- _Objective_: Leaving the pictures out, print the lines from the first line of the listing through the line containing "import plotly.graph_objects as go", exactly as they read, and no others.

- _Given data_:

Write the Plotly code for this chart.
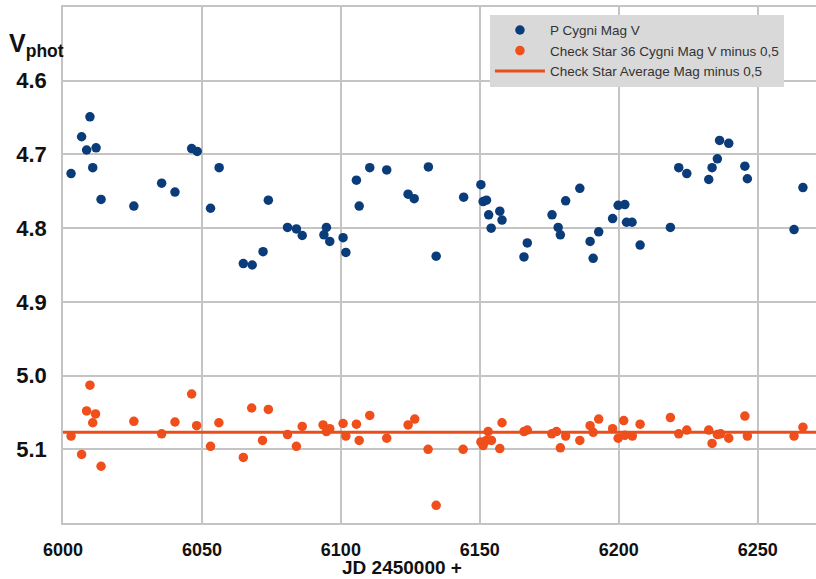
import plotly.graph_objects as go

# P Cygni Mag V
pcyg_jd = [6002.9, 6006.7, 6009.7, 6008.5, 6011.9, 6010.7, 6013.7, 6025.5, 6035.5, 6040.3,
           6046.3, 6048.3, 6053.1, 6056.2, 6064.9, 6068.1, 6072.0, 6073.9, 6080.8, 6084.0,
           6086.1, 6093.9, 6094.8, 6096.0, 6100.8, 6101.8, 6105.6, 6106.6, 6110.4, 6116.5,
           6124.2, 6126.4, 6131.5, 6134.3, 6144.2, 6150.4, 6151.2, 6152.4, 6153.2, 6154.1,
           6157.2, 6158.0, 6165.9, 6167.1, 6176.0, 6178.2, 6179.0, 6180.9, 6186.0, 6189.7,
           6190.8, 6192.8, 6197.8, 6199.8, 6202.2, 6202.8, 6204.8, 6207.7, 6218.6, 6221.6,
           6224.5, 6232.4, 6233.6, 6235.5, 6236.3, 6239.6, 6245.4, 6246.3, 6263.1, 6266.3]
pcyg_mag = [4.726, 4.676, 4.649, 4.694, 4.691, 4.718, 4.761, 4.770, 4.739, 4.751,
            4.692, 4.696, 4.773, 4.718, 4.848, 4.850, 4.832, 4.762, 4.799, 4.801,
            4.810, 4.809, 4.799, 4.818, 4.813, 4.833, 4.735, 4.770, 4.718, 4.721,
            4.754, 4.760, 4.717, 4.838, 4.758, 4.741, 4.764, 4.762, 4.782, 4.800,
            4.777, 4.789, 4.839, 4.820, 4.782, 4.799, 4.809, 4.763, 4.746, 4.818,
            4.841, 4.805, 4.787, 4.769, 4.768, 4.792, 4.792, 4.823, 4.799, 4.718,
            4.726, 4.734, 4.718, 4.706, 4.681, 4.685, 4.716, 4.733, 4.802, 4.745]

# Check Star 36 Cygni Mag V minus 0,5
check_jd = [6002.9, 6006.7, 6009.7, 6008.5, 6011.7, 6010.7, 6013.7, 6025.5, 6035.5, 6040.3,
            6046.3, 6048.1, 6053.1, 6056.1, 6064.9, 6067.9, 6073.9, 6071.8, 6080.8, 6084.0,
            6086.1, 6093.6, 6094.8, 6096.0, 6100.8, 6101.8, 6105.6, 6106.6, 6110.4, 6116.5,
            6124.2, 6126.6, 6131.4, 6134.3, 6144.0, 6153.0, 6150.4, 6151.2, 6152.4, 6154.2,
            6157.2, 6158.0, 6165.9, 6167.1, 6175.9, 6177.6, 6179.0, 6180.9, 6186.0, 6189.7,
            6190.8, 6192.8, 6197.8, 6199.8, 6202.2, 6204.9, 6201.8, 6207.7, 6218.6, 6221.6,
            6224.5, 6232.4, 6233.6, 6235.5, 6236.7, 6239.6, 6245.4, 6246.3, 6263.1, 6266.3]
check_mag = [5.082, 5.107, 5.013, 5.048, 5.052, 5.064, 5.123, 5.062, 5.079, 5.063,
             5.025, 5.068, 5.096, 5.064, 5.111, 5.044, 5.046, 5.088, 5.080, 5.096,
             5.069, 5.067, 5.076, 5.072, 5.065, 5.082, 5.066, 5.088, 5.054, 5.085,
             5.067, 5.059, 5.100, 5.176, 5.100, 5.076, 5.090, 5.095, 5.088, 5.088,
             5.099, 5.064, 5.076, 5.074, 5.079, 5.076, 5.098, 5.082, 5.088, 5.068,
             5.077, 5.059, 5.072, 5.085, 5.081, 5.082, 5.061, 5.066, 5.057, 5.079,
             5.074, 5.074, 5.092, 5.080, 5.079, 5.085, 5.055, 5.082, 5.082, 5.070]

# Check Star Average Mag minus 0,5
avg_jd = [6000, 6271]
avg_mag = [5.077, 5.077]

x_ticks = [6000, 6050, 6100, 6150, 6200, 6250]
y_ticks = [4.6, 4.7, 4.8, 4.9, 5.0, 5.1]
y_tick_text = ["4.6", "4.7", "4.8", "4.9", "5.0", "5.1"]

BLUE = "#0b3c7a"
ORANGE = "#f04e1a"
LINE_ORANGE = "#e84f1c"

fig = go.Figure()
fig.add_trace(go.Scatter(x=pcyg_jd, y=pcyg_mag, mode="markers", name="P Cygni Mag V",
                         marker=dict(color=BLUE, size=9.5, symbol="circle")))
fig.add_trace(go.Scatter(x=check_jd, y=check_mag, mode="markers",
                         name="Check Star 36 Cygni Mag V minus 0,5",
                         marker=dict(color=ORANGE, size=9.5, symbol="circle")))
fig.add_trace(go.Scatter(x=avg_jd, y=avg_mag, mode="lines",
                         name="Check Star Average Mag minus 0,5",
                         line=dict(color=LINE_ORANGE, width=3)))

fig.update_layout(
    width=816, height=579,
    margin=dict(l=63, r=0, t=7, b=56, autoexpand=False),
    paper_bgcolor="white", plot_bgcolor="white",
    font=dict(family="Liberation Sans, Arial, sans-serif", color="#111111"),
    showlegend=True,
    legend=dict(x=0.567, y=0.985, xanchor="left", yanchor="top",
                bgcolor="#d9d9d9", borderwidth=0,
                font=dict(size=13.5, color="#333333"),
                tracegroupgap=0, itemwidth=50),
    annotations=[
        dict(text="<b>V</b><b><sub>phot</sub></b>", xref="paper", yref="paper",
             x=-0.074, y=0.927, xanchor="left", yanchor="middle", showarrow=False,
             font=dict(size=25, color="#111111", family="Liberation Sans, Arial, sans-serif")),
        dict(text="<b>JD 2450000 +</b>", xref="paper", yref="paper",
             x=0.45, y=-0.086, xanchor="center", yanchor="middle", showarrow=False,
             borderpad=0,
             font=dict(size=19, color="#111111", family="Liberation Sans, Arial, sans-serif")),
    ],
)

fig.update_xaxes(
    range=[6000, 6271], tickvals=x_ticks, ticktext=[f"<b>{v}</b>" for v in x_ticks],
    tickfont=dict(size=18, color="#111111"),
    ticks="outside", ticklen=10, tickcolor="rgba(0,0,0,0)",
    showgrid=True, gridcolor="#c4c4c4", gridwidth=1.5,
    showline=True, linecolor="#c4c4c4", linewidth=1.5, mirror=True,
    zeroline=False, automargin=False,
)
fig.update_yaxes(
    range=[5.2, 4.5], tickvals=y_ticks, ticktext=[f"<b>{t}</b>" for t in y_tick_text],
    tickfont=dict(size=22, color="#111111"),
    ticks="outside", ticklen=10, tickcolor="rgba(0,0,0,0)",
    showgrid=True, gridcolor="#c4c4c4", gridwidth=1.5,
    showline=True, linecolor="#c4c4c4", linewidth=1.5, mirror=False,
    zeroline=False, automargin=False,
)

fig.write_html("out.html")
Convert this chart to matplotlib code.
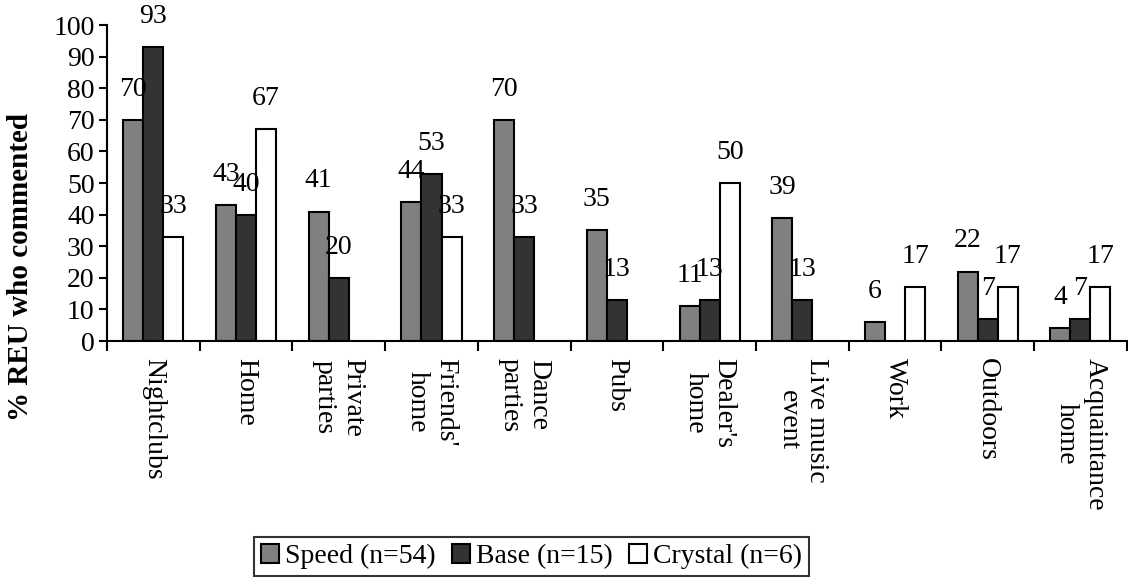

- _Result of this exercise_:
Write the Plotly code for this chart.
import plotly.graph_objects as go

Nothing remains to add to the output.